Wooden planters were installed on Southdown in Bath in November 2022 as one of Bath and North East Somerset Council’s three liveable neighbourhood trials, with the intention of preventing rat running and making it “safe and pleasant” for walkers and cyclists. Now — at the end of the trial period — the council is considering whether to make the restriction permanent, widening the pavement and installing bollards and a cycle lane to permanently block traffic. 

The scheme — which has been controversial since it was installed — is opposed by 57% of the people on the street who responded to the council survey, while 40% supported it. 3% said they did not know.

Despite acknowledging the opposition to the scheme, a council statement said: “Several of the reasons for opposing the trial were not borne out in practice. This includes a perception by around half of respondents that the restriction would cause congestion on surrounding roads and several stating that it would lead to deteriorating air quality on those roads. Evidence from the monitoring reports show that this is not the outcome.”

The council’s traffic monitoring report found that traffic on Weston High Street had actually reduced after the scheme was implemented, with 3-4% less traffic — 180 to 220 cars — using the road each day. There was a 3-5% increase in traffic heading north east Anchor Road but the report stated this is “within typical variance of traffic flow volumes.” The report also said there had been a 75% increase in cycling on Southlands.

A decision on whether to make the scheme permanent will be made as a single member decision by council cabinet member for transport Manda Rigby.
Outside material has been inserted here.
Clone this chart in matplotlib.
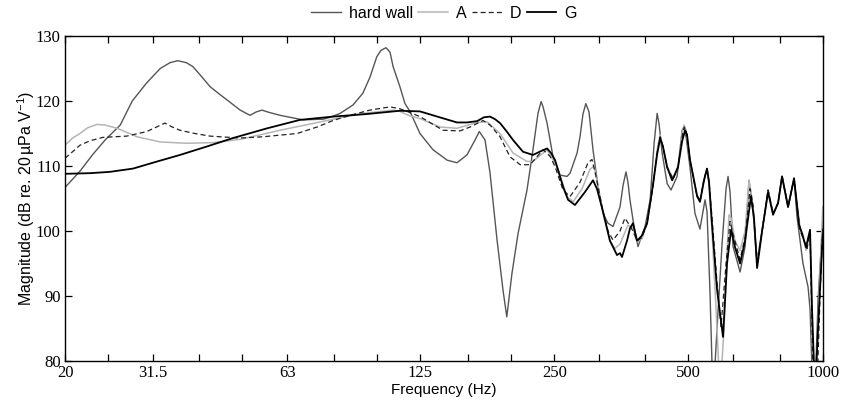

Decisions are also due on the council’s two other trial schemes on Church Road on the other side of Bath and Queen Charlton Lane near Whitchurch, which have received a higher level of public support. 75% of people living on Church Road backing the scheme and all but one of the people on Queen Charlton Lane supporting the measures there.

Ms Rigby said, “The trials are the outcome of significant consultation with communities as part of our liveable neighbourhoods programme and I look forward to considering the outcomes presented in these reports before a decision is made on whether to make these trials permanent under formal traffic regulation orders. 

“Early in the new year, we will also consider proposals for five more traffic restrictions under the liveable neighbourhoods programme in the Lower Lansdown and Circus area, in the Lyme Road and Charmouth Road area, and in the New Sydney Place and Sydney Road area, all designed — in line with council policy — to prevent residential areas being used as short cuts and increase choice and safety for those that choose to walk, scoot or cycle.

“The long list of proposed interventions suggested by local communities across all the liveable neighbourhood areas is being reviewed by local councillors and considered as part of a full business case to be submitted to the West of England Combined Authority in early summer 2024.”